Verdict: Thumbs up. Great art, great story, and all of it mixed in with all your favorite ’50s archetypes. This one is just grand fun, people.

Swamp Thing #5

Alec Holland and Abby Arkane are trying to catch up to Abby’s deranged brother William before he gives himself over too completely to the Rot, the spiritual manifestation of death and decay. Unfortunately, William gets the drop on them with a bunch of recently slaughtered livestock. But Alec is able to tap into his plant-controlling powers to tear their undead attackers apart and strand William in a tree. But the war between the Green and the Rot is fought on more than one front, and the good guys may have already lost.
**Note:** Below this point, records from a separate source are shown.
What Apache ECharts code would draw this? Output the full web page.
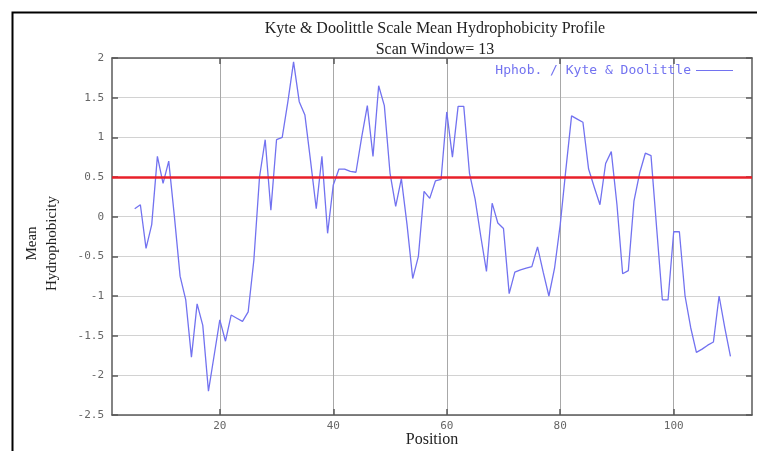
<!DOCTYPE html>
<html>
<head>
<meta charset="utf-8">
<script src="https://cdn.jsdelivr.net/npm/echarts@6/dist/echarts.min.js"></script>
<style>html,body{margin:0;padding:0;background:#fff;}#chart{width:757px;height:451px;}</style>
</head>
<body>
<div id="chart"></div>
<script>
const positions = [5,6,7,8,9,10,11,12,13,14,15,16,17,18,19,20,21,22,23,24,25,26,27,28,29,30,31,32,33,34,35,36,37,38,39,40,41,42,43,44,45,46,47,48,49,50,51,52,53,54,55,56,57,58,59,60,61,62,63,64,65,66,67,68,69,70,71,72,73,74,75,76,77,78,79,80,81,82,83,84,85,86,87,88,89,90,91,92,93,94,95,96,97,98,99,100,101,102,103,104,105,106,107,108,109,110];
const hydrophobicity = [0.10,0.15,-0.40,-0.10,0.76,0.42,0.70,0.00,-0.75,-1.05,-1.77,-1.10,-1.37,-2.20,-1.75,-1.30,-1.57,-1.24,-1.28,-1.32,-1.20,-0.55,0.50,0.97,0.08,0.97,1.00,1.45,1.95,1.45,1.28,0.70,0.10,0.76,-0.21,0.40,0.60,0.60,0.57,0.56,1.00,1.40,0.76,1.65,1.40,0.55,0.13,0.48,-0.10,-0.78,-0.50,0.32,0.23,0.45,0.47,1.32,0.75,1.39,1.39,0.55,0.22,-0.25,-0.69,0.17,-0.08,-0.15,-0.97,-0.70,-0.67,-0.65,-0.63,-0.38,-0.70,-1.00,-0.65,-0.10,0.60,1.27,1.23,1.19,0.60,0.37,0.15,0.67,0.82,0.15,-0.72,-0.68,0.20,0.55,0.80,0.77,-0.15,-1.05,-1.05,-0.19,-0.19,-1.00,-1.40,-1.71,-1.67,-1.62,-1.58,-1.00,-1.40,-1.76];
const xTicks = [20, 40, 60, 80, 100];
const threshold = 0.5;
const seriesName = 'Hphob. / Kyte & Doolittle';

const chart = echarts.init(document.getElementById('chart'), null, {renderer: 'canvas'});
const mono = 'DejaVu Sans Mono';
const serif = 'Liberation Serif';
const frameColor = '#5a5a5a';
const lineColor = '#7272f0';

const xBase = {
  type: 'value', min: 1, max: 113.8,
  axisLine: {show: true, onZero: false, lineStyle: {color: frameColor, width: 1.5}},
  axisTick: {show: true, inside: true, length: 6, customValues: xTicks, lineStyle: {color: frameColor, width: 1.5}},
};

chart.setOption({
  animation: false,
  backgroundColor: '#fff',
  title: {
    text: 'Kyte & Doolittle Scale Mean Hydrophobicity Profile\nScan Window= 13',
    left: 430, top: 13, textAlign: 'center',
    textStyle: {fontFamily: serif, fontSize: 16, fontWeight: 'normal', color: '#222', lineHeight: 21}
  },
  legend: {
    right: 19, top: 59, align: 'right', itemWidth: 37, itemHeight: 14,
    data: [{name: seriesName, icon: 'path://M0,6 L37,6 L37,7.2 L0,7.2 Z'}],
    textStyle: {fontFamily: mono, fontSize: 13, color: lineColor}
  },
  grid: {left: 112, right: 5, top: 58, bottom: 36, containLabel: false, outerBoundsMode: 'none'},
  xAxis: [
    Object.assign({}, xBase, {
      position: 'bottom',
      name: 'Position', nameLocation: 'middle', nameGap: 17, nameMoveOverlap: false,
      nameTextStyle: {fontFamily: serif, fontSize: 16, color: '#222'},
      axisLabel: {show: true, customValues: xTicks, margin: 6, fontFamily: mono, fontSize: 11, color: '#666'},
      splitLine: {show: true, lineStyle: {color: '#a8a8a8', width: 1}}
    }),
    Object.assign({}, xBase, {
      position: 'top',
      axisLabel: {show: false},
      splitLine: {show: false}
    })
  ],
  yAxis: [
    {
      type: 'value', min: -2.5, max: 2, interval: 0.5, position: 'left',
      name: 'Mean\nHydrophobicity', nameLocation: 'middle', nameGap: 50,
      nameTextStyle: {fontFamily: serif, fontSize: 15, color: '#222', lineHeight: 20, padding: [0, 14, 0, 0]},
      axisLine: {show: true, lineStyle: {color: frameColor, width: 1.5}},
      axisTick: {show: true, inside: true, length: 6, lineStyle: {color: frameColor, width: 1.5}},
      axisLabel: {margin: 8, fontFamily: mono, fontSize: 11, color: '#666'},
      splitLine: {show: true, lineStyle: {color: '#d2d2d2', width: 1}}
    },
    {
      type: 'value', min: -2.5, max: 2, interval: 0.5, position: 'right',
      axisLine: {show: true, lineStyle: {color: frameColor, width: 1.5}},
      axisTick: {show: true, inside: true, length: 6, lineStyle: {color: frameColor, width: 1.5}},
      axisLabel: {show: false},
      splitLine: {show: false}
    }
  ],
  graphic: [{
    type: 'rect', left: 10, top: 10, silent: true, z: 100,
    shape: {x: 0, y: 0, width: 800, height: 500},
    style: {fill: 'none', stroke: '#000', lineWidth: 2}
  }],
  series: [{
    name: seriesName,
    type: 'line',
    xAxisIndex: 0, yAxisIndex: 0,
    data: positions.map((p, i) => [p, hydrophobicity[i]]),
    symbol: 'none',
    lineStyle: {color: lineColor, width: 1.3},
    itemStyle: {color: lineColor},
    markLine: {
      silent: true, symbol: 'none', label: {show: false},
      lineStyle: {color: '#e8202a', width: 2.5, type: 'solid'},
      data: [{yAxis: threshold}]
    }
  }]
});
</script>
</body>
</html>
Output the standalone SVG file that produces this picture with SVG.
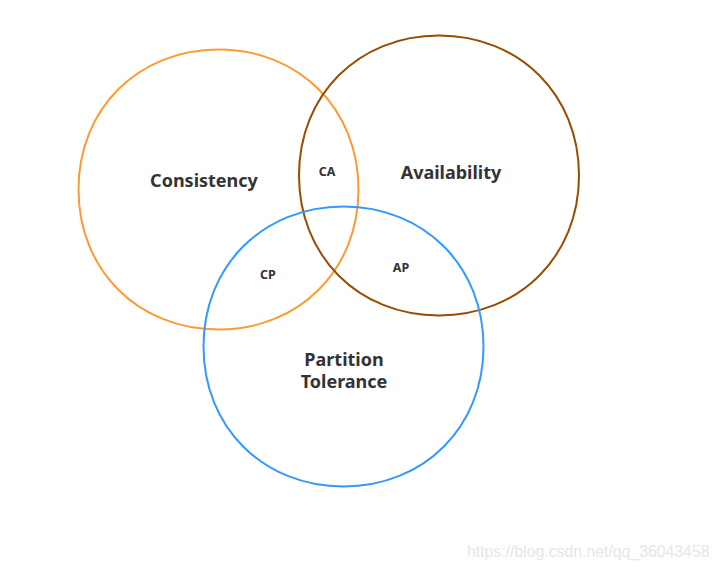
<svg xmlns="http://www.w3.org/2000/svg" width="719" height="569" viewBox="0 0 719 569">
<defs>
<style>
.ring{fill:none;stroke-width:2}
.big{font-family:"Noto Sans","Open Sans",sans-serif;font-weight:bold;font-size:18px;fill:#333;text-anchor:middle}
.small{font-family:"Noto Sans","Open Sans",sans-serif;font-weight:bold;font-size:12.5px;fill:#333;text-anchor:middle}
.wm{font-family:"Liberation Sans",Arial,sans-serif;font-size:15.8px;fill:#e6e6e6}
</style>
</defs>
<rect width="719" height="569" fill="#fff"/>
<g id="consistency">
<path class="ring" stroke="#ff9933" d="M218.5,49.5 C299,49.5 358.5,109 358.5,189.5 C358.5,270 299,329.5 218.5,329.5 C138,329.5 78.5,270 78.5,189.5 C78.5,109 138,49.5 218.5,49.5 Z"/>
<text class="big" x="204" y="187">Consistency</text>
</g>
<g id="availability">
<path class="ring" stroke="#994c00" d="M439,35.5 C519.5,35.5 579,95 579,175.5 C579,256 519.5,315.5 439,315.5 C358.5,315.5 299,256 299,175.5 C299,95 358.5,35.5 439,35.5 Z"/>
<text class="big" x="451" y="179">Availability</text>
</g>
<g id="partition">
<path class="ring" stroke="#3399ff" d="M343.5,206.5 C424,206.5 483.5,266 483.5,346.5 C483.5,427 424,486.5 343.5,486.5 C263,486.5 203.5,427 203.5,346.5 C203.5,266 263,206.5 343.5,206.5 Z"/>
<text class="big" x="344" y="366">Partition</text>
<text class="big" x="344" y="388">Tolerance</text>
</g>
<g id="labels">
<text class="small" x="327" y="176">CA</text>
<text class="small" x="268" y="279">CP</text>
<text class="small" x="401" y="272">AP</text>
</g>
<g id="connectors"></g>
<text class="wm" x="467" y="557">https://blog.csdn.net/qq_36043458</text>
</svg>
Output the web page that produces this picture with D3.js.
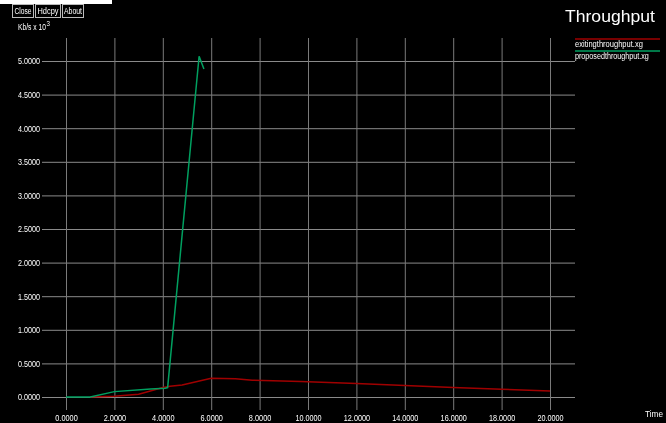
<!DOCTYPE html>
<html><head><meta charset="utf-8">
<script src="https://cdn.jsdelivr.net/npm/d3@7"></script>
<style>
html,body{margin:0;padding:0;background:#000;}
svg{display:block;will-change:transform;}
text{font-family:"Liberation Sans",Arial,sans-serif;fill:#fff;}
</style></head>
<body>
<svg id="c" width="666" height="423"></svg>
<script>
const xTicks = [0,2,4,6,8,10,12,14,16,18,20];
const yTicks = [0,0.5,1,1.5,2,2.5,3,3.5,4,4.5,5];
const existingT = [1.0,2.0,3.0,3.3,4.0,4.3,4.8,6.0,7.0,7.7,9.7,12,14,16,18,20];
const existingV = [0,0.01,0.04,0.07,0.14,0.16,0.18,0.28,0.27,0.25,0.23,0.20,0.17,0.14,0.115,0.09];
const proposedT = [0,1.0,2.0,3.5,4.1,4.2,5.5,5.7];
const proposedV = [0,0,0.08,0.12,0.13,0.14,5.07,4.88];
const seriesNames = ["exitingthroughput.xg","proposedthroughput.xg"];
const seriesColors = ["#a00000","#00a060"];
const buttons = ["Close","Hdcpy","About"];

const svg = d3.select("#c");
const x = d3.scaleLinear().domain([0,20]).range([66,550]);
const y = d3.scaleLinear().domain([0,5]).range([397,61]);
const fmt = d3.format(".4f");

function squeeze(node, width){
  const nat = node.getComputedTextLength();
  const s = width / nat;
  const tx = +(node.getAttribute("x") || 0);
  node.setAttribute("transform", `translate(${tx},0) scale(${s},1) translate(${-tx},0)`);
}
function addText(px, py, str, size, width, anchor){
  const t = svg.append("text").attr("x",px).attr("y",py).attr("font-size",size)
    .attr("text-anchor",anchor||"start").text(str);
  squeeze(t.node(), width);
  return t;
}

// top white strip & buttons
svg.append("rect").attr("x",0).attr("y",0).attr("width",112).attr("height",4).attr("fill","#fff");
const bx = [12,35,62], bw = [21,25,21], tw = [17,21,18];
buttons.forEach((b,i)=>{
  svg.append("rect").attr("x",bx[i]+0.5).attr("y",4.5).attr("width",bw[i]).attr("height",13)
    .attr("fill","#000").attr("stroke","#bbb");
  addText(bx[i]+bw[i]/2+0.5, 14.5, b, 9, tw[i], "middle");
});

// y label
addText(18, 30, "Kb/s x 10", 9, 28);
addText(46.5, 26, "3", 7, 3.5);

// horizontal grid + y labels
const ya = d3.axisLeft(y).tickValues(yTicks).tickSize(533).tickPadding(2).tickFormat(fmt);
const gy = svg.append("g").attr("transform","translate(575,0)").call(ya);
gy.select(".domain").remove();
gy.selectAll("line").attr("stroke","#8a8a8a");
gy.selectAll("text").attr("font-size",9).attr("fill","#fff")
  .style("font-family",'"Liberation Sans",Arial,sans-serif')
  .each(function(){ squeeze(this, 22); });

// vertical grid + x labels
const xa = d3.axisBottom(x).tickValues(xTicks).tickSize(372).tickPadding(4.5).tickFormat(fmt);
const gx = svg.append("g").attr("transform","translate(0,38)").call(xa);
gx.select(".domain").remove();
gx.selectAll("line").attr("stroke","#7a7a7a");
gx.selectAll("text").attr("font-size",9).attr("fill","#fff")
  .style("font-family",'"Liberation Sans",Arial,sans-serif')
  .each(function(d){ squeeze(this, fmt(d).length*3.75); });

// lines
const line = d3.line().x(d=>x(d[0])).y(d=>y(d[1]));
const ex = existingT.map((t,i)=>[t,existingV[i]]);
const pr = proposedT.map((t,i)=>[t,proposedV[i]]);
svg.append("path").datum(ex).attr("d",line).attr("fill","none").attr("stroke",seriesColors[0]).attr("stroke-width",1.5);
svg.append("path").datum(pr).attr("d",line).attr("fill","none").attr("stroke",seriesColors[1]).attr("stroke-width",1.5);

// title
addText(565, 22, "Throughput", 16, 90);

// legend
const lw = [68,74];
seriesNames.forEach((n,i)=>{
  const ly = 39 + i*12;
  svg.append("line").attr("x1",575).attr("x2",660).attr("y1",ly).attr("y2",ly)
    .attr("stroke",seriesColors[i]).attr("stroke-width",1.5);
  addText(575, ly+8.5, n, 9, lw[i]);
});

// x axis label
addText(645, 417, "Time", 9, 18);
</script>
</body></html>
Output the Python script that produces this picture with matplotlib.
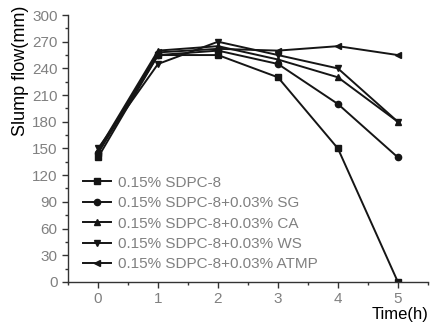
import numpy as np
import matplotlib
matplotlib.use("Agg")
import matplotlib.pyplot as plt
from matplotlib.ticker import MultipleLocator

plt.rcParams['font.family'] = ['Liberation Sans', 'DejaVu Sans']

# slump flow vs time
time_h = [0, 1, 2, 3, 4, 5]
sdpc = [140, 255, 255, 230, 150, 0]
sdpc_sg = [145, 255, 260, 245, 200, 140]
sdpc_ca = [148, 260, 265, 250, 230, 180]
sdpc_ws = [150, 245, 270, 255, 240, 180]
sdpc_atmp = [145, 258, 262, 260, 265, 255]

labels = ["0.15% SDPC-8",
          "0.15% SDPC-8+0.03% SG",
          "0.15% SDPC-8+0.03% CA",
          "0.15% SDPC-8+0.03% WS",
          "0.15% SDPC-8+0.03% ATMP"]
series = [sdpc, sdpc_sg, sdpc_ca, sdpc_ws, sdpc_atmp]
markers = ['s', 'o', '^', 'v', '<']

grey = '#808080'

fig = plt.figure(figsize=(4.48, 3.34), dpi=100)
ax = fig.add_axes([0.152, 0.156, 0.803, 0.799])

for y, m, lab in zip(series, markers, labels):
    ax.plot(time_h, y, color='#151515', lw=1.4, marker=m, ms=4.5, label=lab)

ax.set_xlim(-0.5, 5.5)
ax.set_ylim(0, 300)
ax.xaxis.set_major_locator(MultipleLocator(1))
ax.xaxis.set_minor_locator(MultipleLocator(0.5))
ax.yaxis.set_major_locator(MultipleLocator(30))
ax.yaxis.set_minor_locator(MultipleLocator(15))

for s in ['top', 'right']:
    ax.spines[s].set_visible(False)
for s in ['left', 'bottom']:
    ax.spines[s].set_color('#333333')
    ax.spines[s].set_linewidth(1.0)

ax.tick_params(which='major', length=4, width=1, color='#333333',
               labelcolor=grey, labelsize=11)
ax.tick_params(which='minor', length=2, width=1, color='#333333')

ax.set_ylabel("Slump flow(mm)", fontsize=13, color='black')
ax.yaxis.set_label_coords(-0.108, 0.79)
fig.text(0.957, 0.035, "Time(h)", fontsize=12, ha='right', va='bottom')

leg = ax.legend(loc='lower left', bbox_to_anchor=(0.015, 0.005), frameon=False,
                fontsize=11, handlelength=1.85, handletextpad=0.45,
                labelspacing=0.42, borderaxespad=0.2)
for t in leg.get_texts():
    t.set_color(grey)

fig.savefig("out.png", dpi=100)
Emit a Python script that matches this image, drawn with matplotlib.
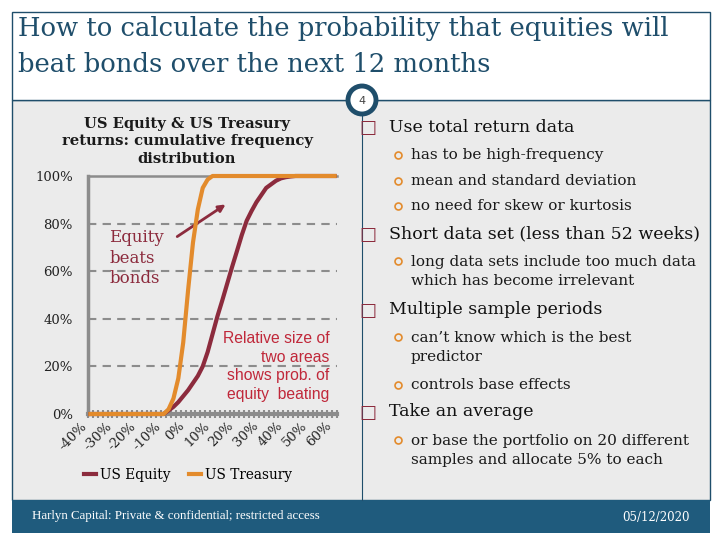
import matplotlib.pyplot as plt
import matplotlib.patches as mpatches
import matplotlib.transforms as mtransforms
import numpy as np

# chart data: cumulative frequency of 12-month returns
returns = list(range(-40, 61, 2))
equity_cdf = [0.0] * 15 + [0.0, 0.015, 0.03, 0.05, 0.075, 0.10, 0.13, 0.16, 0.20, 0.26,
                           0.335, 0.41, 0.477, 0.547, 0.617, 0.684, 0.752, 0.812, 0.853,
                           0.89, 0.92, 0.95, 0.965, 0.98, 0.99, 0.995, 0.998] + [1.0] * 9
treasury_cdf = [0.0] * 15 + [0.0, 0.02, 0.065, 0.15, 0.30, 0.52, 0.72, 0.86, 0.95,
                             0.985, 1.0] + [1.0] * 25
y_ticks = [0, 0.2, 0.4, 0.6, 0.8, 1.0]
x_labels = ['-40%', '-30%', '-20%', '-10%', '0%', '10%', '20%', '30%', '40%', '50%', '60%']

title = 'How to calculate the probability that equities will\nbeat bonds over the next 12 months'
chart_title = 'US Equity & US Treasury\nreturns: cumulative frequency\ndistribution'
bullets = [
    (0, 'Use total return data', 127),
    (1, 'has to be high-frequency', 155),
    (1, 'mean and standard deviation', 181),
    (1, 'no need for skew or kurtosis', 206),
    (0, 'Short data set (less than 52 weeks)', 234),
    (1, 'long data sets include too much data\nwhich has become irrelevant', 271.5),
    (0, 'Multiple sample periods', 310),
    (1, 'can\u2019t know which is the best\npredictor', 347.5),
    (1, 'controls base effects', 385),
    (0, 'Take an average', 412),
    (1, 'or base the portfolio on 20 different\nsamples and allocate 5% to each', 450.5),
]

navy = '#1F4E6B'
eq_col = '#8C2B3D'
tr_col = '#E38B2C'
grey = '#8C8C8C'
serif = 'DejaVu Serif'

fig = plt.figure(figsize=(7.2, 5.4), dpi=100)
bg = fig.add_axes([0, 0, 1, 1])
bg.set_xlim(0, 720)
bg.set_ylim(540, 0)
bg.axis('off')

# slide frame
bg.add_patch(mpatches.Rectangle((12, 100), 698, 400, facecolor='#EBEBEB', edgecolor=navy, lw=1))
bg.add_patch(mpatches.Rectangle((12, 12), 698, 88, facecolor='white', edgecolor=navy, lw=1))
bg.add_patch(mpatches.Rectangle((12, 500), 698, 33, facecolor='#1F5B7D', edgecolor='none'))
bg.plot([362, 362], [100, 500], color=navy, lw=0.8)
bg.add_patch(mpatches.Circle((362, 100), 14, facecolor='white', edgecolor=navy, lw=3.5, zorder=5))
bg.text(362, 101, '4', ha='center', va='center', fontsize=8, color='#444444', zorder=6)

bg.text(18, 46.5, title, ha='left', va='center', fontsize=18.6, family=serif, color=navy,
        linespacing=1.55)
bg.text(32, 516, 'Harlyn Capital: Private & confidential; restricted access', ha='left', va='center',
        fontsize=9.3, family='Liberation Serif', color='white')
bg.text(690, 518, '05/12/2020', ha='right', va='center', fontsize=8.5, family=serif, color='white')

bg.text(187, 141.5, chart_title, ha='center', va='center', fontsize=10.6, family=serif,
        fontweight='bold', color='#1a1a1a', linespacing=1.3)

# bullets on the right
for level, txt, y in bullets:
    if level == 0:
        bg.text(368, y + 1, '\u25a1', ha='center', va='center', fontsize=13, color=eq_col)
        bg.text(389, y, txt, ha='left', va='center', fontsize=12.5, family=serif, color='#111111')
    else:
        first_y = y - 10.5 if '\n' in txt else y
        bg.plot(398, first_y, marker='o', ms=5, mfc='none', mec=tr_col, mew=1.2)
        bg.text(411, y, txt, ha='left', va='center', fontsize=11, family=serif, color='#1a1a1a',
                linespacing=1.4)

# chart
ax = fig.add_axes([88 / 720, (540 - 414) / 540, 249 / 720, 238 / 540])
ax.set_facecolor('none')
xpos = np.arange(len(returns))
ax.plot(xpos, equity_cdf, color=eq_col, lw=3, label='US Equity', clip_on=False,
        solid_joinstyle='round', zorder=3)
ax.plot(xpos, treasury_cdf, color=tr_col, lw=3, label='US Treasury', clip_on=False,
        solid_joinstyle='round', zorder=4)
ax.set_xlim(-0.5, len(returns) - 0.5)
ax.set_ylim(0, 1)
for yv in y_ticks[1:-1]:
    ax.axhline(yv, color=grey, lw=1.5, ls=(0, (4, 3)), zorder=1)
ax.spines['right'].set_visible(False)
ax.spines['top'].set_color(grey)
ax.spines['top'].set_linewidth(1.8)
ax.spines['left'].set_color(grey)
ax.spines['left'].set_linewidth(2.5)
ax.spines['bottom'].set_color(grey)
ax.spines['bottom'].set_linewidth(3)
ax.set_yticks(y_ticks)
ax.set_yticklabels(['%d%%' % round(v * 100) for v in y_ticks])
ax.tick_params(axis='y', length=0, pad=11, colors='#222222', labelsize=9.5)
ax.set_xticks(xpos[::5])
ax.set_xticklabels(x_labels, rotation=45, ha='right', rotation_mode='anchor')
ax.tick_params(axis='x', length=0, pad=4, colors='#222222', labelsize=9.5)
ax.set_xticks(np.arange(len(returns) + 1) - 0.5, minor=True)
ax.tick_params(axis='x', which='minor', length=6, width=1.5, direction='inout', color=grey)
shift = mtransforms.ScaledTranslation(-7 / 72, 0, fig.dpi_scale_trans)
for lab in ax.get_xticklabels():
    lab.set_family(serif)
    lab.set_transform(lab.get_transform() + shift)
for lab in ax.get_yticklabels():
    lab.set_family(serif)

ax.text(0.085, 0.655, 'Equity\nbeats\nbonds', transform=ax.transAxes, ha='left', va='center',
        fontsize=12, family=serif, color=eq_col, linespacing=1.29)
ax.annotate('', xy=(0.562, 0.887), xytext=(0.349, 0.739), xycoords='axes fraction',
            arrowprops=dict(arrowstyle='-|>', color=eq_col, lw=2, mutation_scale=10))
ax.text(0.97, 0.2, 'Relative size of\ntwo areas\nshows prob. of\nequity  beating', transform=ax.transAxes,
        ha='right', va='center', fontsize=11.3, family='Liberation Sans', color='#C0283A',
        linespacing=1.3)

fig.legend(loc='center', bbox_to_anchor=(188 / 720, 1 - 475 / 540), ncol=2, frameon=False,
           prop={'family': serif, 'size': 9.8}, handlelength=0.9, handletextpad=0.3,
           columnspacing=1.3)

fig.savefig('out.png', dpi=100)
Verdict: Thumbs up. Wow, I actually enjoyed an issue of this comic. Sure, we still haven’t seen the Swamp Thing yet, but at least we’ve got Alec Holland using plant powers and doing something active, instead of just being dragged along and getting stuff explained to him. Maybe if we finally see Swamp Thing next issue, this comic will be something worth keeping up with.